** START MATERIAL PROVIDED **

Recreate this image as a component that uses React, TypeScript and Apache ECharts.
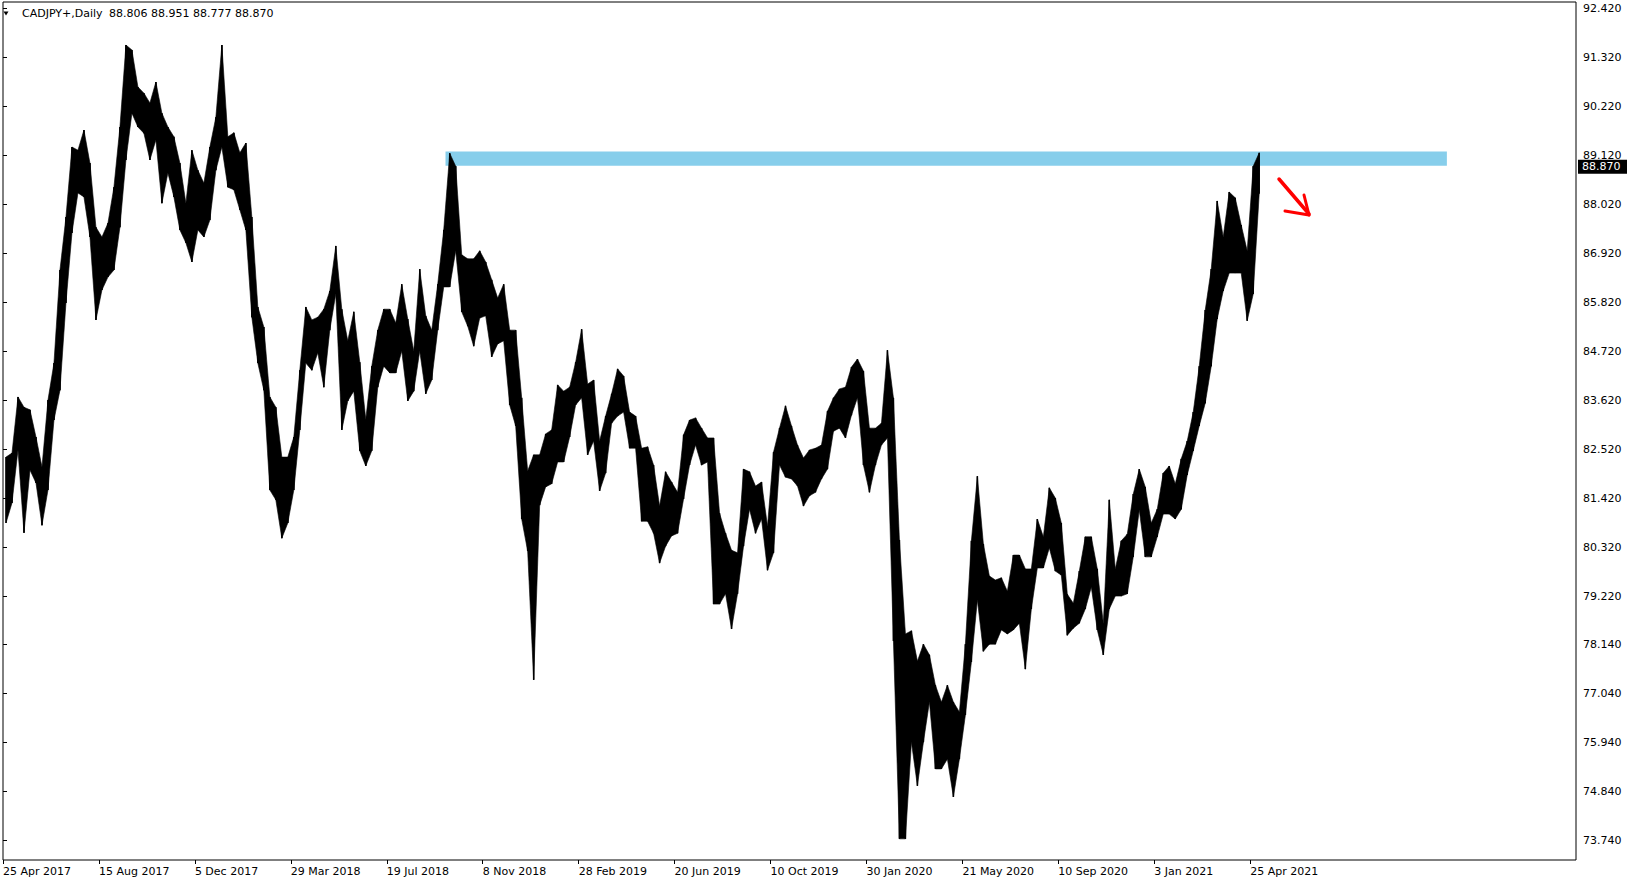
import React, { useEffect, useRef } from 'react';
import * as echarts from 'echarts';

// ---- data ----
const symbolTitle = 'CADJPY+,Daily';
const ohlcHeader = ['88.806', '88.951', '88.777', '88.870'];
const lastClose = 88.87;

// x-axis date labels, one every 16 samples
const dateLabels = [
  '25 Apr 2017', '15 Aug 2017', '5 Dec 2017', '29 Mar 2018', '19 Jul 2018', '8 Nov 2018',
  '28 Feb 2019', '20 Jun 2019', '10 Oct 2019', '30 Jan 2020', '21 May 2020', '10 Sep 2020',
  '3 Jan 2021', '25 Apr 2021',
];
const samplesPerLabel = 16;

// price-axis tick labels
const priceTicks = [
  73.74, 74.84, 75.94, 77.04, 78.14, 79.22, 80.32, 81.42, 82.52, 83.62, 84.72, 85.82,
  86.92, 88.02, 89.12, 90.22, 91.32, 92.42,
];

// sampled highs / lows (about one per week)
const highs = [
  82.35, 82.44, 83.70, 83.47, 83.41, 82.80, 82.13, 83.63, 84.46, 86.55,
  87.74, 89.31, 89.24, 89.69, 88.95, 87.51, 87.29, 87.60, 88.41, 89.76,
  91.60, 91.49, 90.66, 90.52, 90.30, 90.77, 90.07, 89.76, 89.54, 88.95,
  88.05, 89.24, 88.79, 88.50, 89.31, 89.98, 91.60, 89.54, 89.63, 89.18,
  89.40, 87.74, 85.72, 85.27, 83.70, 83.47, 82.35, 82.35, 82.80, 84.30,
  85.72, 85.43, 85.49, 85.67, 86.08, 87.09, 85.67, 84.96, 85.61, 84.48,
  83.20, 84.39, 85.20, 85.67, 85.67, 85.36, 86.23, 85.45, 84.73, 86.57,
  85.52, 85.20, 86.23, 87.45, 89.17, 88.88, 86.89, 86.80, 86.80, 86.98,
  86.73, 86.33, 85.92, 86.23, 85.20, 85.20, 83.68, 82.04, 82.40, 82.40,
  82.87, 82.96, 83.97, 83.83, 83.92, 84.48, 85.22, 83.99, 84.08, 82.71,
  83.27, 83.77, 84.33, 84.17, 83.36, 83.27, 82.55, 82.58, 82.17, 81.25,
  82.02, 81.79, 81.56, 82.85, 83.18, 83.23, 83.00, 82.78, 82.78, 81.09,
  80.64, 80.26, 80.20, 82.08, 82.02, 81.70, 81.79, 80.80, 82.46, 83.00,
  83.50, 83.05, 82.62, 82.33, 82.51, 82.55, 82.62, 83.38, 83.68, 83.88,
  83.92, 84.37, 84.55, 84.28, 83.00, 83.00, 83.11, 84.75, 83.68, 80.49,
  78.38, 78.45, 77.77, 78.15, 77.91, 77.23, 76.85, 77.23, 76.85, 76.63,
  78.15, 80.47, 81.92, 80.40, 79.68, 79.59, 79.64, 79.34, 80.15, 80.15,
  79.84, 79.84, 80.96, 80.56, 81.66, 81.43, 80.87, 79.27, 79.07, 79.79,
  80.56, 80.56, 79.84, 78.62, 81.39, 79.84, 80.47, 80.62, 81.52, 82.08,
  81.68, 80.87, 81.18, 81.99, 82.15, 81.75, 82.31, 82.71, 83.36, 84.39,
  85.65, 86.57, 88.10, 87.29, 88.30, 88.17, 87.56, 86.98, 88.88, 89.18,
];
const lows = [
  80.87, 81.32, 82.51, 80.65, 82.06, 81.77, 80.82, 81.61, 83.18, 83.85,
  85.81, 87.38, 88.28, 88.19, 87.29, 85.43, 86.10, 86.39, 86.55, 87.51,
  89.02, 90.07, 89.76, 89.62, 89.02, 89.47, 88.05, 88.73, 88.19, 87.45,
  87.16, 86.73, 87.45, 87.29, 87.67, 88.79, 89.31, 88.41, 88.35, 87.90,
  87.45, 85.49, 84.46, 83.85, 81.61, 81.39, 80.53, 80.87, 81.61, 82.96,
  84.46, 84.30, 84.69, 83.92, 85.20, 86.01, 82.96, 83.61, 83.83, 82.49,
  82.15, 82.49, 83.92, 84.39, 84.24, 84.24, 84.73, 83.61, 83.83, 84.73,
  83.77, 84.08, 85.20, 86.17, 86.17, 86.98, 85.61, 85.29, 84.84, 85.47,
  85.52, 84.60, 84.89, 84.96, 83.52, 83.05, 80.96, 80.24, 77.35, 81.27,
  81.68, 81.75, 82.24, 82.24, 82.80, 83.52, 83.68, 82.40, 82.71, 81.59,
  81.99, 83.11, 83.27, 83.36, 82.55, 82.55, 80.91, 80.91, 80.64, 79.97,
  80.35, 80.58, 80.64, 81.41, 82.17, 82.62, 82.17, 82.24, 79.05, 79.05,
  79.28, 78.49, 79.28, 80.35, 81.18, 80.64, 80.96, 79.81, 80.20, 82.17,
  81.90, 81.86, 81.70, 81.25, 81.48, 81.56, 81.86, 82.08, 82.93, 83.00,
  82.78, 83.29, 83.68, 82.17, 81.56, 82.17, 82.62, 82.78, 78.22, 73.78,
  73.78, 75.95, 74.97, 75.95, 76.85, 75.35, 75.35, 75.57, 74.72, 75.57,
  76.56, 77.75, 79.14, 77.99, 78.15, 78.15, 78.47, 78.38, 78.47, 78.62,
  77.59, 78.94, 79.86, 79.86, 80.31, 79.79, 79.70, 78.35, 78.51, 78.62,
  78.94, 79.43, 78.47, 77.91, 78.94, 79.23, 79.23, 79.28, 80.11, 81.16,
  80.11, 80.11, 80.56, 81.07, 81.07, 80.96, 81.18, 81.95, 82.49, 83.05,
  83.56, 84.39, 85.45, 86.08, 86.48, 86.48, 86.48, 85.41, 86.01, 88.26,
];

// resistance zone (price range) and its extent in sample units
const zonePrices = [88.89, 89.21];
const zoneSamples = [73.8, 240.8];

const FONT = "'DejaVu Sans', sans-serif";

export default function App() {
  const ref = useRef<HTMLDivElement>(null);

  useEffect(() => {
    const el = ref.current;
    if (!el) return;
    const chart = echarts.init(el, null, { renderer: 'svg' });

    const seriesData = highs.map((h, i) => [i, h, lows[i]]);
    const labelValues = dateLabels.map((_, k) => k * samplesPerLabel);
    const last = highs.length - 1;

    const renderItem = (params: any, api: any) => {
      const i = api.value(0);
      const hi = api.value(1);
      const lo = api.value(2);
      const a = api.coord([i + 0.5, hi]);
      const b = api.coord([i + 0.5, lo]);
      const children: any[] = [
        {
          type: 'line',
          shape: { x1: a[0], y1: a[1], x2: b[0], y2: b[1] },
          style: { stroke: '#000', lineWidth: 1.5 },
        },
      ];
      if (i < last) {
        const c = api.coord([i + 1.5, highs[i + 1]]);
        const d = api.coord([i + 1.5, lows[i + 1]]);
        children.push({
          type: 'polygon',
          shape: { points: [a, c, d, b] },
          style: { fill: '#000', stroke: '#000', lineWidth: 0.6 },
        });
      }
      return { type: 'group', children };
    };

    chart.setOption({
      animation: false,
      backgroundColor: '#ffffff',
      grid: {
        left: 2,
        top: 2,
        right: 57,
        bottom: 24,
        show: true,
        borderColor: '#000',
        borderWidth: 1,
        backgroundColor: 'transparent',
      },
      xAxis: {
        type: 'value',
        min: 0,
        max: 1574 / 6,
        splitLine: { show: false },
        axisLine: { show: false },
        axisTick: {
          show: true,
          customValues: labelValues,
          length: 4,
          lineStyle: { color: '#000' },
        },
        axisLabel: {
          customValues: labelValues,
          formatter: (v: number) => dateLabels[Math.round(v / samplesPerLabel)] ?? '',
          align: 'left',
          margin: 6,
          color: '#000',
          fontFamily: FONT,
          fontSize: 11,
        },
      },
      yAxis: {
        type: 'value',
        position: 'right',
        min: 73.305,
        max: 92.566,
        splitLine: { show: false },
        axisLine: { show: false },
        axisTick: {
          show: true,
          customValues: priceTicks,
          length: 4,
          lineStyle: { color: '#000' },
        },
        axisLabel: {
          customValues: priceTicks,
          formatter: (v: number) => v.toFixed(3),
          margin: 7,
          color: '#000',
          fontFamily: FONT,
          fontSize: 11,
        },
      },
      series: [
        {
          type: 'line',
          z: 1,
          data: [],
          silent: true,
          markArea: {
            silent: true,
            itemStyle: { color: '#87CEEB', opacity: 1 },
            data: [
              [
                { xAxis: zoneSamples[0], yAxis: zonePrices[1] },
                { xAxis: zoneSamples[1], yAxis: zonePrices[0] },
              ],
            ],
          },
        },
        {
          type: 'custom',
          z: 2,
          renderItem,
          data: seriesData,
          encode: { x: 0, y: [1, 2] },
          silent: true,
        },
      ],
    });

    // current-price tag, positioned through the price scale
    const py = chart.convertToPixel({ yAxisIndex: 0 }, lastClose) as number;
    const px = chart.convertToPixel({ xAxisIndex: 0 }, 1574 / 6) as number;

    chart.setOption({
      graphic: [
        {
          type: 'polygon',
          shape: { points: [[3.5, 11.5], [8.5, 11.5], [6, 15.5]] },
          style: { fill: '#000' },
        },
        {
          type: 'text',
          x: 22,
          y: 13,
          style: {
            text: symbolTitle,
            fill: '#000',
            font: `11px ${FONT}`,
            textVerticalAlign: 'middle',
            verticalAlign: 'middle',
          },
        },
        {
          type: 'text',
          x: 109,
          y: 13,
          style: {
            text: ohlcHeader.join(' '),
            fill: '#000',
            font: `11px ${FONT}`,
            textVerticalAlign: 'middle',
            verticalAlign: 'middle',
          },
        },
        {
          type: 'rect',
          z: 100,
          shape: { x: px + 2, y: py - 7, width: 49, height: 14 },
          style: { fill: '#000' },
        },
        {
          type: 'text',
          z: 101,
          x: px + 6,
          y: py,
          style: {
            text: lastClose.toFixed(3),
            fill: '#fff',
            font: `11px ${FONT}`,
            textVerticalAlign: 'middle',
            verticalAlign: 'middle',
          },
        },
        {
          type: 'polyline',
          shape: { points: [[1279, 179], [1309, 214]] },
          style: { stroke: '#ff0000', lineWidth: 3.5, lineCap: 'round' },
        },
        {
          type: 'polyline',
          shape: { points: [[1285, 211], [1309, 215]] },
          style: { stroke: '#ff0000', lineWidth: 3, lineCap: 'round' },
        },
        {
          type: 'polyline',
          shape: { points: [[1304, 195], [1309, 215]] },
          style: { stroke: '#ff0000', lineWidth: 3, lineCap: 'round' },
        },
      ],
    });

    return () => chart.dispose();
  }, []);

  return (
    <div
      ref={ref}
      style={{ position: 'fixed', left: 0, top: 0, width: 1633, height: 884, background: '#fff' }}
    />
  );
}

** END MATERIAL PROVIDED **

## WHAT TO PRODUCE
Search the listing above for the string "React". Copy every line that contains it.

## SOLVED EXERCISE
Recreate this image as a component that uses React, TypeScript and Apache ECharts.
import React, { useEffect, useRef } from 'react';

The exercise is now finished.